While the actual details and educated speculations about the Pilgrims and that first Thanksgiving are interesting, I found myself more drawn to their legacy, to what they bequeathed us.   Here the author's reflection on what we know of the Pilgrims is rich.  He finds that the Pilgrims inspire by their communal perseverance in the face of trials more arduous than most of us will ever face.  He is encouraged by the fact that these "plain men" of "moderate abilities" (using their own words), though flawed and weak by worldly standards, were used by God in powerful ways.  Finally, he is challenged and convicted by their implicit indictment of the radical individualism of our American lives as well as the worldliness of the church, our preoccupation with this world and its ways as opposed to the one to come.  

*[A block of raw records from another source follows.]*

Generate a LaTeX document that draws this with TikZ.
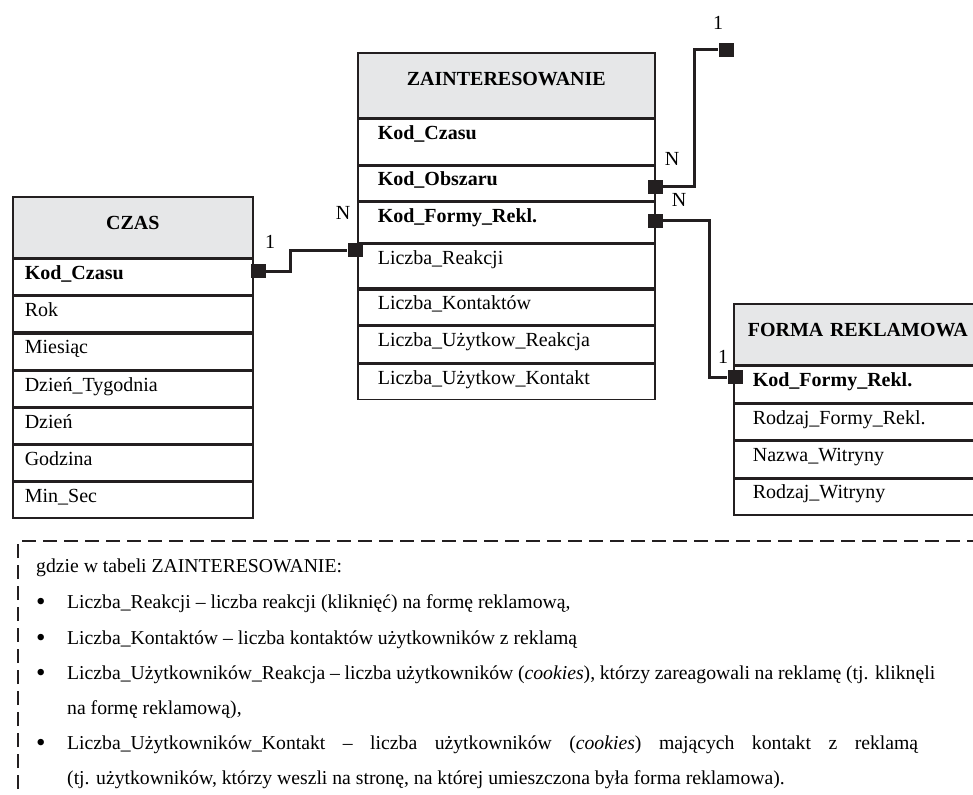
\documentclass[tikz,border=0pt]{standalone}
\usepackage{fontspec}
\setmainfont{Liberation Serif}
\usepackage{tikz}
\usetikzlibrary{positioning}
\definecolor{hdrgray}{HTML}{E6E7E8}
\definecolor{inkblack}{HTML}{231F20}

\tikzset{
  tblhead/.style={draw=inkblack, fill=hdrgray, line width=1.6pt, inner xsep=0pt, inner ysep=0pt,
    text height=32.5pt, align=center, font=\fontsize{20}{23}\selectfont\bfseries},
  tblrow/.style={draw=inkblack, line width=1.6pt, inner ysep=0pt, text height=20pt,
    align=left, font=\fontsize{20}{23}\selectfont},
  keyrow/.style={tblrow, font=\fontsize{20}{23}\selectfont\bfseries},
  sq/.style={fill=inkblack, minimum width=15pt, minimum height=14pt, inner sep=0pt},
  conn/.style={draw=inkblack, line width=3pt},
  card/.style={font=\fontsize{20}{23}\selectfont, inner sep=0pt},
  note/.style={anchor=base west, inner sep=0pt, font=\fontsize{19.7}{23}\selectfont},
  dot/.style={anchor=base west, inner sep=0pt, font=\fontsize{27}{27}\selectfont}
}

\begin{document}
\begin{tikzpicture}[x=1pt, y=-1pt]
  \useasboundingbox (0,0) rectangle (973,794);

  % CZAS
  \node[tblhead, text width=240pt, text depth=28.5pt, anchor=north west] (czas) at (12,196) {CZAS};
  \node[keyrow, inner xsep=12pt, text width=216pt, text depth=15.6pt, below=0pt of czas] (czas1) {Kod\_Czasu};
  \node[tblrow, inner xsep=12pt, text width=216pt, text depth=15.6pt, below=0pt of czas1] (czas2) {Rok};
  \node[tblrow, inner xsep=12pt, text width=216pt, text depth=15.6pt, below=0pt of czas2] (czas3) {Miesiąc};
  \node[tblrow, inner xsep=12pt, text width=216pt, text depth=15.6pt, below=0pt of czas3] (czas4) {Dzień\_Tygodnia};
  \node[tblrow, inner xsep=12pt, text width=216pt, text depth=15.6pt, below=0pt of czas4] (czas5) {Dzień};
  \node[tblrow, inner xsep=12pt, text width=216pt, text depth=15.6pt, below=0pt of czas5] (czas6) {Godzina};
  \node[tblrow, inner xsep=12pt, text width=216pt, text depth=15.6pt, below=0pt of czas6] (czas7) {Min\_Sec};

  % ZAINTERESOWANIE
  \node[tblhead, text width=297pt, text depth=32.5pt, anchor=north west] (zain) at (357,52) {ZAINTERESOWANIE};
  \node[keyrow, inner xsep=20pt, text width=257pt, text depth=25pt, below=0pt of zain] (zain1) {Kod\_Czasu};
  \node[keyrow, inner xsep=20pt, text width=257pt, text depth=15pt, below=0pt of zain1] (zain2) {Kod\_Obszaru};
  \node[keyrow, inner xsep=20pt, text width=257pt, text depth=20pt, below=0pt of zain2] (zain3) {Kod\_Formy\_Rekl.};
  \node[tblrow, inner xsep=20pt, text width=257pt, text depth=24pt, below=0pt of zain3] (zain4) {Liczba\_Reakcji};
  \node[tblrow, inner xsep=20pt, text width=257pt, text depth=15pt, below=0pt of zain4] (zain5) {Liczba\_Kontaktów};
  \node[tblrow, inner xsep=20pt, text width=257pt, text depth=16pt, below=0pt of zain5] (zain6) {Liczba\_Użytkow\_Reakcja};
  \node[tblrow, inner xsep=20pt, text width=257pt, text depth=15.5pt, below=0pt of zain6] (zain7) {Liczba\_Użytkow\_Kontakt};

  % FORMA REKLAMOWA
  \node[tblhead, text width=248pt, text depth=28.5pt, anchor=north west] (forma) at (733,303) {FORMA REKLAMOWA};
  \node[keyrow, inner xsep=19pt, text width=210pt, text depth=16pt, below=0pt of forma] (forma1) {Kod\_Formy\_Rekl.};
  \node[tblrow, inner xsep=19pt, text width=210pt, text depth=16pt, below=0pt of forma1] (forma2) {Rodzaj\_Formy\_Rekl.};
  \node[tblrow, inner xsep=19pt, text width=210pt, text depth=15.7pt, below=0pt of forma2] (forma3) {Nazwa\_Witryny};
  \node[tblrow, inner xsep=19pt, text width=210pt, text depth=16pt, below=0pt of forma3] (forma4) {Rodzaj\_Witryny};

  % relationships
  \node[sq] (sqczas) at (258,271) {};
  \node[sq] (sqreak) at (355,250) {};
  \node[sq] (sqobsz) at (655,187) {};
  \node[sq] (sqtop) at (726,50) {};
  \node[sq] (sqform) at (655,221) {};
  \node[sq] (sqforma) at (735,377) {};
  \draw[conn] (sqczas) -- (290,271) |- (sqreak);
  \draw[conn] (sqobsz) -- (694,187) |- (sqtop);
  \draw[conn] (sqform) -- (709,221) |- (sqforma);

  \node[card] (c1) at (270,242) {1};
  \node[card] (cN1) at (343,213) {N};
  \node[card] (c2) at (718,23) {1};
  \node[card] (cN2) at (672,159) {N};
  \node[card] (cN3) at (679,200) {N};
  \node[card] (c3) at (723,357) {1};

  % legend
  \draw[inkblack, line width=1.6pt, dash pattern=on 14pt off 7pt] (18,810) -- (18,541) -- (990,541);
  \node[note] (n0) at (36,572) {gdzie w tabeli ZAINTERESOWANIE:};
  \foreach \y [count=\i] in {610,646,681,751}
    \node[dot] (dot\i) at (36,\y) {\textbullet};
  \node[note] (n1) at (67,608) {Liczba\_Reakcji – liczba reakcji (kliknięć) na formę reklamową,};
  \node[note] (n2) at (67,644) {Liczba\_Kontaktów – liczba kontaktów użytkowników z reklamą};
  \node[note] (n3) at (67,679) {\makebox[868pt][s]{Liczba\_Użytkowników\_Reakcja – liczba użytkowników (\textit{cookies}), którzy zareagowali na reklamę (tj. kliknęli}};
  \node[note] (n4) at (67,714) {na formę reklamową),};
  \node[note] (n5) at (67,749) {\makebox[851pt][s]{Liczba\_Użytkowników\_Kontakt – liczba użytkowników (\textit{cookies}) mających kontakt z reklamą}};
  \node[note] (n6) at (67,784) {(tj. użytkowników, którzy weszli na stronę, na której umieszczona była forma reklamowa).};
\end{tikzpicture}
\end{document}
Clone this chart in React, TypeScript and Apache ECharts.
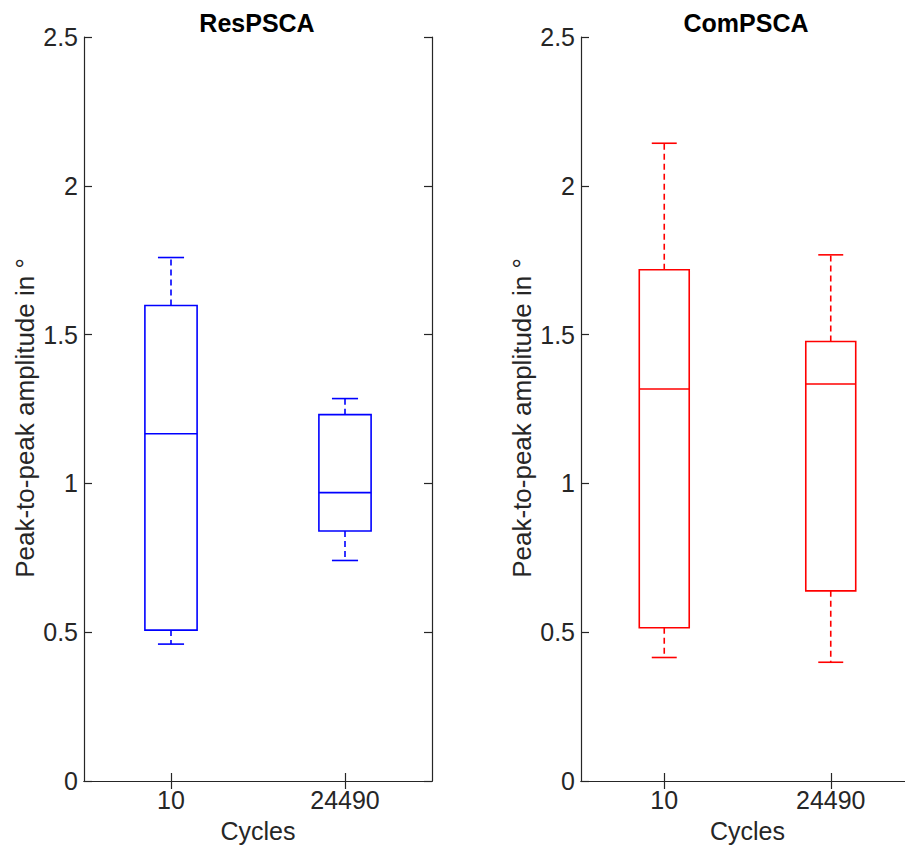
import React, { useEffect, useRef } from "react";
import * as echarts from "echarts";

const categories = ["10", "24490"];
const yMin = 0;
const yMax = 2.5;
const yInterval = 0.5;

// ResPSCA (blue)
const resLow = [0.46, 0.741];
const resQ1 = [0.507, 0.84];
const resMedian = [1.167, 0.969];
const resQ3 = [1.598, 1.231];
const resHigh = [1.759, 1.285];

// ComPSCA (red)
const comLow = [0.415, 0.399];
const comQ1 = [0.515, 0.639];
const comMedian = [1.317, 1.334];
const comQ3 = [1.718, 1.477];
const comHigh = [2.143, 1.768];

const FONT = "Liberation Sans, Arial, Helvetica, sans-serif";
const AXIS_COLOR = "#262626";
const LABEL_SIZE = 25;

function rows(low: number[], q1: number[], med: number[], q3: number[], high: number[]) {
  return categories.map((_, i) => [i, low[i], q1[i], med[i], q3[i], high[i]]);
}

function makeRenderItem(color: string) {
  return (params: any, api: any) => {
    const x = api.value(0);
    const band = api.size([1, 0])[0];
    const boxW = band * 0.3;
    const capW = boxW / 2;
    const cx = api.coord([x, api.value(1)])[0];
    const yLow = api.coord([x, api.value(1)])[1];
    const yQ1 = api.coord([x, api.value(2)])[1];
    const yMed = api.coord([x, api.value(3)])[1];
    const yQ3 = api.coord([x, api.value(4)])[1];
    const yHigh = api.coord([x, api.value(5)])[1];
    const solid = { stroke: color, lineWidth: 1.6, fill: "none" };
    const dashed = { stroke: color, lineWidth: 1.6, fill: "none", lineDash: [6, 4] };
    return {
      type: "group",
      children: [
        { type: "line", shape: { x1: cx, y1: yQ3, x2: cx, y2: yHigh }, style: dashed },
        { type: "line", shape: { x1: cx, y1: yQ1, x2: cx, y2: yLow }, style: dashed },
        { type: "line", shape: { x1: cx - capW / 2, y1: yHigh, x2: cx + capW / 2, y2: yHigh }, style: solid },
        { type: "line", shape: { x1: cx - capW / 2, y1: yLow, x2: cx + capW / 2, y2: yLow }, style: solid },
        { type: "rect", shape: { x: cx - boxW / 2, y: yQ3, width: boxW, height: yQ1 - yQ3 }, style: solid },
        { type: "line", shape: { x1: cx - boxW / 2, y1: yMed, x2: cx + boxW / 2, y2: yMed }, style: solid },
      ],
    };
  };
}

function xAxes(gridIndex: number) {
  const line = { show: true, lineStyle: { color: AXIS_COLOR, width: 1.2 } };
  const tick = { show: true, inside: true, alignWithLabel: true, length: 8, lineStyle: { color: AXIS_COLOR, width: 1.2 } };
  return [
    {
      gridIndex,
      type: "category",
      data: categories,
      position: "bottom",
      axisLine: line,
      axisTick: tick,
      axisLabel: { fontSize: LABEL_SIZE, color: AXIS_COLOR, fontFamily: FONT, margin: 6 },
      splitLine: { show: false },
      name: "Cycles",
      nameLocation: "middle",
      nameGap: 37,
      nameTextStyle: { fontSize: LABEL_SIZE, color: AXIS_COLOR, fontFamily: FONT },
    },
    {
      gridIndex,
      type: "category",
      data: categories,
      position: "top",
      axisLine: line,
      axisTick: tick,
      axisLabel: { show: false },
      splitLine: { show: false },
    },
  ];
}

function yAxes(gridIndex: number) {
  const line = { show: true, lineStyle: { color: AXIS_COLOR, width: 1.2 } };
  const tick = { show: true, inside: true, length: 8, lineStyle: { color: AXIS_COLOR, width: 1.2 } };
  return [
    {
      gridIndex,
      type: "value",
      min: yMin,
      max: yMax,
      interval: yInterval,
      position: "left",
      axisLine: line,
      axisTick: tick,
      axisLabel: { fontSize: LABEL_SIZE, color: AXIS_COLOR, fontFamily: FONT, margin: 6 },
      splitLine: { show: false },
      name: "Peak-to-peak amplitude in °",
      nameLocation: "middle",
      nameGap: 46,
      nameTextStyle: { fontSize: 26, color: AXIS_COLOR, fontFamily: FONT, padding: [0, 18, 0, 0] },
    },
    {
      gridIndex,
      type: "value",
      min: yMin,
      max: yMax,
      interval: yInterval,
      position: "right",
      axisLine: line,
      axisTick: tick,
      axisLabel: { show: false },
      splitLine: { show: false },
    },
  ];
}

export default function App() {
  const ref = useRef<HTMLDivElement>(null);
  useEffect(() => {
    if (!ref.current) return;
    const chart = echarts.init(ref.current, null, { renderer: "svg" });
    chart.setOption({
      animation: false,
      backgroundColor: "#ffffff",
      grid: [
        { left: 84, top: 37, width: 348, height: 744, containLabel: false, outerBoundsMode: "none" },
        { left: 581, top: 37, width: 333, height: 744, containLabel: false, outerBoundsMode: "none" },
      ],
      xAxis: [...xAxes(0), ...xAxes(1)],
      yAxis: [...yAxes(0), ...yAxes(1)],
      graphic: [
        {
          type: "text",
          x: 257,
          y: 23,
          style: { text: "ResPSCA", fontSize: 25, fontWeight: "bold", fill: "#000", fontFamily: FONT, textAlign: "center", textVerticalAlign: "middle" },
        },
        {
          type: "text",
          x: 746,
          y: 23,
          style: { text: "ComPSCA", fontSize: 25, fontWeight: "bold", fill: "#000", fontFamily: FONT, textAlign: "center", textVerticalAlign: "middle" },
        },
      ],
      series: [
        {
          name: "ResPSCA",
          type: "custom",
          xAxisIndex: 0,
          yAxisIndex: 0,
          renderItem: makeRenderItem("#0000ff"),
          encode: { x: 0, y: [1, 2, 3, 4, 5] },
          data: rows(resLow, resQ1, resMedian, resQ3, resHigh),
        },
        {
          name: "ComPSCA",
          type: "custom",
          xAxisIndex: 2,
          yAxisIndex: 2,
          renderItem: makeRenderItem("#ff0000"),
          encode: { x: 0, y: [1, 2, 3, 4, 5] },
          data: rows(comLow, comQ1, comMedian, comQ3, comHigh),
        },
      ],
    });
    return () => chart.dispose();
  }, []);
  return <div ref={ref} style={{ position: "fixed", left: 0, top: 0, width: 905, height: 845 }} />;
}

The Pilgrims remind us that we are all of us pilgrims, "strangers and aliens" in the world.  As the author says, "It is not their poverty that I find most convicting, but their hope of heaven." His extended reflection on our history ends with humility and doxology, on our "littleness" and His "bigness" --- the only right place for the Christian to stand after reflection on both Word and World.

I highly recommend The First Thanksgiving.  Read it to learn more of our history.  Read it to learn how to think about history.  Better yet, let it school you in humilty and awe before the mystery of what has been and what will come.  Let it free you from yourself. In the end, the book became for me a work of devotional literature, a meditation on God's providence, a school of humility, and an aid to worship.  Finished, something like this prayer drifted upward frome a heart unsprung from what my mind absorbed: "Come Lord Jesus, come, and deliver me from my hellish preoccupation with myself, from the petty, puckish, and paltry preoccupations of my days, from the ill-formed judgments of others past and present, from presumption and pride.  Teach me what it means to be a pilgrim.  Keep before me the hope of Another Country.  Yes, "come Lord Jesus, come."